About one-in-five (19%) say their impression of Obama has improved as they learn more about the Republicans. About as many (21%) say that the GOP campaign is worsening their impression of the president. Most (58%) say the Republicans have had no effect on their feelings about Obama.

The negative margin in evaluations of the GOP field rises to three-to-one (29% worse vs. 10% better) among independents, according to the latest national survey by the Pew Research Center for the People & the Press and The Washington Post, conducted Dec. 1-4 among 1,008 adults. Still, more than half (55%) say their impression is unchanged.

On their face the numbers don’t look that bad. After all, the majority of voters, and of independents, say that their overall impression of the GOP hasn’t changed as a result of the primary fight and we really don’t know what impact any of this will have on voting decisions eleven months from now. Nonetheless, these elections are often won and lost at the margins, and painting the GOP as extreme is clearly going to be part of the Democratic game plan next year. If all they have to do is point to the circus we’ve been going through these past few months, it may not be hard for them to plant that idea in the heads of enough voters to make a differences in a swing state or two.

 

FILED UNDER: 2012 Election, US Politics, , , ,
Doug Mataconis
About Doug Mataconis
Doug Mataconis held a B.A. in Political Science from Rutgers University and J.D. from George Mason University School of Law. He joined the staff of OTB in May 2010 and contributed a staggering 16,483 posts before his retirement in January 2020. He passed far too young in July 2021.

Comments

  1. Hey Norm says:

    I’m with the 50%…my impression hasn’t changed either…the GOP field is like a clown-car.
    The only thing missing is the biggest clown of all, Sarah. If only…

  2. legion says:

    and we really don’t know what impact any of this will have on voting decisions eleven months from now.

    That’s the key point – will any of these Independents and non-extreme Republicans actually remember how buffoonish these people are when the general election rolls around? History and my cynical gut say “no” – they’ll continue chanting “Anyone But Obama”, without the slightest realization of what that means for the country.

  3. JohnMcC says:

    Mr Mataconis, you say “painting the GOP as extreme is clearly going to be part of the Democratic game plan”. The implication is that this would not be a true depiction of the GOP. Your editor should have straightened that out.

  4. de stijl says:

    A new Pew Research Study seems to indicate that the Republican nomination fight is hurting the image of the party…

    I would hold that the debate audiences, and the red meat craving portion of the base, are hurting the party’s image as much as the candidates.

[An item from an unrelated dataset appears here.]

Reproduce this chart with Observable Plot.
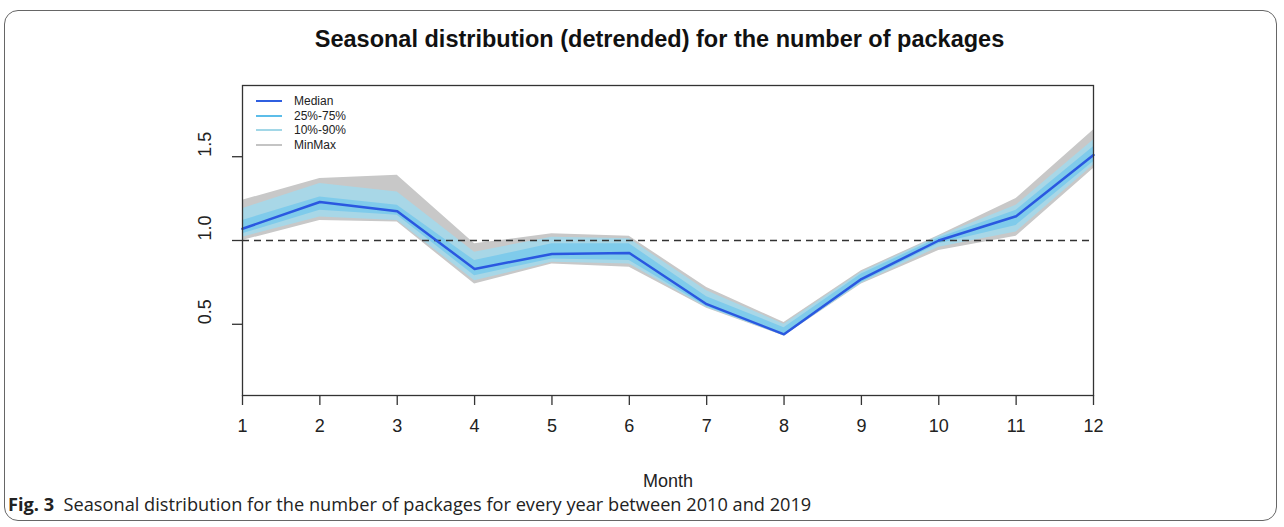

    First, there are the unfortunate instances at the debates where the audience behaved, well let’s just call it less than charitably. On video and easily available to package into a tidy little ad.

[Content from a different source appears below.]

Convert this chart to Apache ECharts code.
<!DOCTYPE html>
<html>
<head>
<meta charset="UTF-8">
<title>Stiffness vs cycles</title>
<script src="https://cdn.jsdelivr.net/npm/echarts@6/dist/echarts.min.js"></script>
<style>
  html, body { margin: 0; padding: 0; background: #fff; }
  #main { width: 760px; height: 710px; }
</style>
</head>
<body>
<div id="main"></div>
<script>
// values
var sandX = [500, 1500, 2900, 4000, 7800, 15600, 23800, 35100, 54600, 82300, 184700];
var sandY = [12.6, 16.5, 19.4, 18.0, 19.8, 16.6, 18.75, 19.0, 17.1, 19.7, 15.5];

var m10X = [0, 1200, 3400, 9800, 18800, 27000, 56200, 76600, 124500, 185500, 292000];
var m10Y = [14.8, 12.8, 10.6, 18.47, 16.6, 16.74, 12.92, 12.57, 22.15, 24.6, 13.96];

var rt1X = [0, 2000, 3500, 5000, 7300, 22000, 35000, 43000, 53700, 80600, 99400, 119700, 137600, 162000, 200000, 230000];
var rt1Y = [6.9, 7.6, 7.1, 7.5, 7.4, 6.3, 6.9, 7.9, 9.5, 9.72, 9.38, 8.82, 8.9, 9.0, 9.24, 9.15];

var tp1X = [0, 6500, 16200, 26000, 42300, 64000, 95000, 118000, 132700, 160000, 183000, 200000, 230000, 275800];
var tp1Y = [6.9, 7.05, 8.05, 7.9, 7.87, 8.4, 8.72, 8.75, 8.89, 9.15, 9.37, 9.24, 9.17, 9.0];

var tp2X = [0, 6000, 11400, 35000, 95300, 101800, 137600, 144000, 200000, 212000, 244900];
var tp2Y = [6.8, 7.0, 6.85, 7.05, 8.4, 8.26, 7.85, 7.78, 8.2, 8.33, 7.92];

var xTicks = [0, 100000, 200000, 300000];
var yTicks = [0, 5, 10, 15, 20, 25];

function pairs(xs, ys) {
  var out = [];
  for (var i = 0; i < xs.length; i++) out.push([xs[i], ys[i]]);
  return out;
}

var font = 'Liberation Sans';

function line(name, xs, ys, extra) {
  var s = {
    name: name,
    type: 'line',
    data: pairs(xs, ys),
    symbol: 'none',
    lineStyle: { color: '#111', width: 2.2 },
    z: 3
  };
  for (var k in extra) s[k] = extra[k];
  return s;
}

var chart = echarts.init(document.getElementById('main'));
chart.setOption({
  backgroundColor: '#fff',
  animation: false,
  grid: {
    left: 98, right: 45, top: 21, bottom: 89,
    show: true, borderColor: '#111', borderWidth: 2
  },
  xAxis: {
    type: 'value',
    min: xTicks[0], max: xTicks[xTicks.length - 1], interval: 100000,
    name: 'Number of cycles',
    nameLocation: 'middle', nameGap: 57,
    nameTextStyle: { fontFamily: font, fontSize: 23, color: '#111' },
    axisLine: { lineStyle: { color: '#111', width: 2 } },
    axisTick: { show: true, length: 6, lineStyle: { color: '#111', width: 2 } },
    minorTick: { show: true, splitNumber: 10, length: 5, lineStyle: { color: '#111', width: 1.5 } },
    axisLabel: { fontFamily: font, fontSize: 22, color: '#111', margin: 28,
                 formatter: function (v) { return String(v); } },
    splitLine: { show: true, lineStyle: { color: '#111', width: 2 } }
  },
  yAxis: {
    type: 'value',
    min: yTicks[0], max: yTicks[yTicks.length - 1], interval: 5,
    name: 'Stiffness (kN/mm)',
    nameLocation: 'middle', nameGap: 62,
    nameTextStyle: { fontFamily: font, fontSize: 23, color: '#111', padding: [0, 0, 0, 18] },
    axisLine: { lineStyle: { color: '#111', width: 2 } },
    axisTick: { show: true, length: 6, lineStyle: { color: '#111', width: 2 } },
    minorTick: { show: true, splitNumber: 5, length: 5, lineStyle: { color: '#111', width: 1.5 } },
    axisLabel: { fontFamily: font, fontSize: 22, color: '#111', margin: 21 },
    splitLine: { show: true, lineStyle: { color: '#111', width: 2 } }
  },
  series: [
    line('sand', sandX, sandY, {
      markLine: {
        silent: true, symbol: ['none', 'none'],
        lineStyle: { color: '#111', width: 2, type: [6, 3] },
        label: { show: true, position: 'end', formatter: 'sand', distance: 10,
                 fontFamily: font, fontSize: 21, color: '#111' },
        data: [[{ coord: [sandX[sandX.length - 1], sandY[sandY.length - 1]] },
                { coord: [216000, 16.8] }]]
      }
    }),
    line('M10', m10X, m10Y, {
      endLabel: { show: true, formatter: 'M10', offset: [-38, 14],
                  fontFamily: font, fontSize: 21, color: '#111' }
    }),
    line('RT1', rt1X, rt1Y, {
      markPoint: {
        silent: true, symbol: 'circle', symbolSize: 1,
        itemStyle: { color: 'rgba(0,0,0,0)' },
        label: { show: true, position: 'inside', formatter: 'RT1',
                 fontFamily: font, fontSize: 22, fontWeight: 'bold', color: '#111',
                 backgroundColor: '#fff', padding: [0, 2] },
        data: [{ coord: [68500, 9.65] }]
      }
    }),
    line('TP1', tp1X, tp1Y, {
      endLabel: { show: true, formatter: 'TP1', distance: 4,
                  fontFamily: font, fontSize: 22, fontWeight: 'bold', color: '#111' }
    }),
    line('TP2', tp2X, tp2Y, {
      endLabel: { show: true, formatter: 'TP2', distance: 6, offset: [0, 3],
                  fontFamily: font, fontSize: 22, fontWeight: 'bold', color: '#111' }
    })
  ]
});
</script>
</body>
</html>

    Also, these are the people who keep pumping up candidates like Trump, Bachman, Perry, Cain and now Gingrich. One or two of these people are arguably of Presidential timber if your bar is set especially low, but let’s face it – the rest are a flat out embarrassment to the Republican party and to the country. To see them leading the polls for a major party Presidential race chills me to the bone.

    Someone like Trump reflects poorly on Trump, poorly on the Party, but perhaps worse on those who support a candidate like him. We have met the enemy and he is us.

  5. superdestroyer says:

    Who cares? Demographics is going to eliminate the Republican Party no matter what the image is. The incompetence of the Bush Administration just sped up the collapse of the Republican Party and now the Republicans are without anyone talented enough to be president.

    I wonder when political historians will makr the U.S. as the beginning of the one-party era.